Tout d'abord, je tiens à saluer le style de Florence Naugrette, très fluide. "Juliette Drouet, compagne du siècle" est certes une biographie, un texte scientifique, il n'en demeure pas moins qu'il est très, très bien écrit, très élégamment et qu'il se dévore. Il m'a fallu un peu moins d'une semaine pour en venir à bout! C'est une dévoration en bonne et due forme.

Ensuite... Il y a tant et tant à écrire sur cette passionnante biographie, qui met en lumière une femme singulière sinon extraordinaire et qui fut bien plus que la compagne de Victor Hugo, bien que cela tint une bonne part de sa vie...
Oui la biographie est passionnante en cela que, non contente d'être joliment et clairement écrite, elle représente aussi un travail de recherches considérables au cours duquel Florence Naugrette s'est astreinte à l'archivage des vingt-deux mille lettres que Juliette écrivit à Victor ainsi qu'à une plongée dans toutes les sources possibles, des comptes rendus des pièces de théâtre aux diverses correspondances, des ragots d'époque aux biographies tardives et légendes murmurées, tout cela dans le but de faire jaillir de sa plume et de son travail la Juliette Drouet la plus vraie possible, la plus proche de ce qu'elle était vraiment. "Juliette Drouet, compagne du siècle" représente un travail aussi fin que titanesque et c'est un ouvrage rigoureux, précis, presque scientifique qui ne tombe pas le piège de du portrait à charge ou de l'hagiographie ni dans celui qui force à inventer des dialogues, à prêter des pensées, sans preuve pour les étayer. Il ne tombe pas non plus dans l'écueil du psychologisme, du jugement a postériori. Rien de tout cela, cette biographie en est une et elle est pointue, excellente...

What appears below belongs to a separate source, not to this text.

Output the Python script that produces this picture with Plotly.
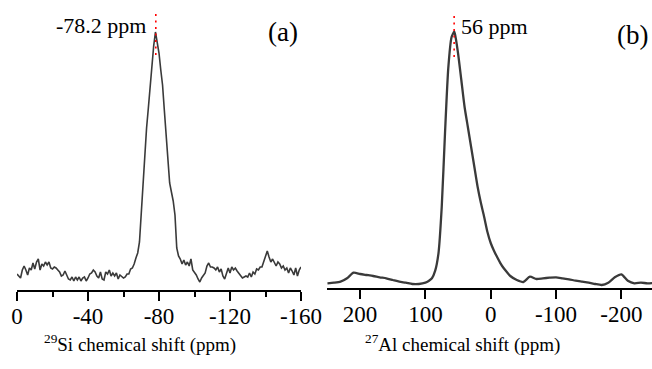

Il y a la biographie qui s'ouvre sur un avant propos dont j'ai presque souligné tous les paragraphes tant je l'ai trouvé brillant, éclairant (et foutrement bien écrit!) et il y a son "personnage principal", Juliette Drouet que nous raconte Florence Naugrette, de sa pauvre enfance bretonne aux scènes parisiennes, en passant par le couvent et la courtisanerie, la rencontre avec Hugo -forcément-, les milliers de lettres, les orages, les relectures... Quelle vie! Quel destin! On ne peut qu'être intrigué, touché, effrayé, dérangé aussi par cet amour fou qui la contraint à l'oubli volontaire d'elle-même, au sacrifice de sa propre vie. On ne peut être que piqué, fasciné par ces vingt-deux mille lettres d'amour souvent, de colère parfois, de réflexions sur l'art, la vie... Ces lettres qui témoignent d'une femme passionnée, intelligente, aimante; révoltée, torturée parfois et dont l'écriture évolue au fil des années, au gré du travail de sa plume et de ses lectures... On ne peut que s'interroger sur le couple que Juliette, à tout jamais illégitime, forma avec l'auteur des "Misérables" et au-delà sur la place des femmes et de leur volonté au XIX°siècle... Aujourd'hui ne dirait on pas que leur relation fut abusive, toxique? Que penserait on de cette servitude volontaire qu'il lui impose autant qu'elle semble le choisir pour "effacer" le mal dans lequel elle aurait pu vivre autrefois? Pour autant, elle fut sans doute la seule à pouvoir se permettre de dire le vrai au génie du siècle, elle qui fut sa collaboratrice, sa relectrice...
Avec cette imposante biographie d'une femme méconnue, sensible et amoureuse, candide et clairvoyante, ardente et curieuse, incroyablement drôle, Florence Naugrette nous donne également à voir toute une période de l'Histoire et de l'Histoire Littéraires, intrinsèquement passionnantes mais sans la compréhension desquelles il semblerait vain de vouloir appréhender la figure complexe et attachante de Juliette Drouet, si loin des clichés un peu fleur bleu ou des légendes bien ancrées à base de courtisanerie et de scandales à la "pot-bouille" et dans une démarche heureusement historiciste. Tout cela rend un bel hommage à cette femme complexe, exceptionnelle à sa manière et qui sut sensibiliser le grand Hugo aux causes qu'il défendit vivement et qui firent de lui la légende qu'il est aujourd'hui.
Il n'y a pas de grand homme sans une femme reléguée injustement dans l'ombre.
L'ombre de Victor Hugo s'appelait Juliette.
Elle mérite assurément qu'on parle d'elle.